Job creation should be every government’s top priority, as financial stability depends on the country’s employment rate. Regarding this axiom, my mind goes back to August 2016, when David Granger, on the TV programme, “Public Interest”, said that “Employment is not something to be provided by the government. There is self-employment and we are working with villages to generate more employment in those villages, but it is going to be agro-based employment”. As we all can ‘dig up,’ in its 2015 pre-Election’s Manifesto, the APNU-AFC did promise, that the aim of the new government (APNU+AFC) was to create jobs, “… jobs and more jobs in the shortest time possible.” Why? “Our young people cannot wait “five more years” for jobs for which they could be adequately trained and get better pay and greater job satisfaction.”

Now what is happening in Guyana is a complete and positive reversal. I see that, according to commitments made to integrate former sugar workers into the new work environment, the company (Guysons K+B Industries (GKB ), in a press release to the media, said that it has started to prepare local workers to provide support to the company in its oil and gas ventures. As a matter of fact, Guysons K+B (GKB) Industries Inc. is so ‘up and running,’ that it has started the training needs assessment and administrative process to employ over 40 workers from Guyana Sugar Corporation’s (GuySuCo) Enmore Sugar Packaging Facility, emphasizing and delivering on the company’s agreement with the government that it would train and hire those individuals to work at the new US$37.5 million Industrial development site.

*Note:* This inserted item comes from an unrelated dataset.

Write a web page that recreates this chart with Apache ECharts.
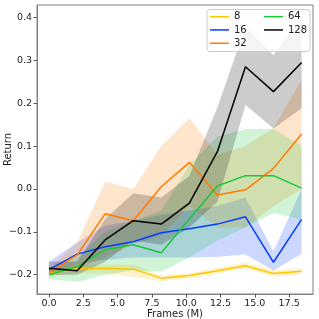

In fact, GKB Chief Executive Officer (CEO) Faizal Khan, along with the company’s human resources community, support and administrative teams, already visited the plant and met with the workers to register their details and understand the roles they played previously, in order to start stream-lining employment suitability and training. The company’s CEO said that “We have agreed to take on the entire Enmore facility team, who are guaranteed jobs in the transition from sugar to oilfield. (And) Given that this is a different industry, the current staff will require training.” This whole venture is not any ‘fly-by-night’ happening too, as the transitioning staff will be trained by GKB with trainers from America coming to Guyana regularly. So, what Guyanese are looking at is the creation of a world-class oilfield service and manufacturing facility that will create 500 jobs over the next five years.

GKB, after all, knows what it is about. It is a joint venture made up of Guysons Engineering Ltd, a Guyanese company operating in Guyana for 30 years, and K+B Industries Inc., its American partner established in 1972. Already set up is a licensed machine shop in West Ruimveldt that is already operational to offer threading and accessory support to the industry. GKB is now expanding its operations by establishing additional services, including manufacturing at the Enmore 55-Acre site.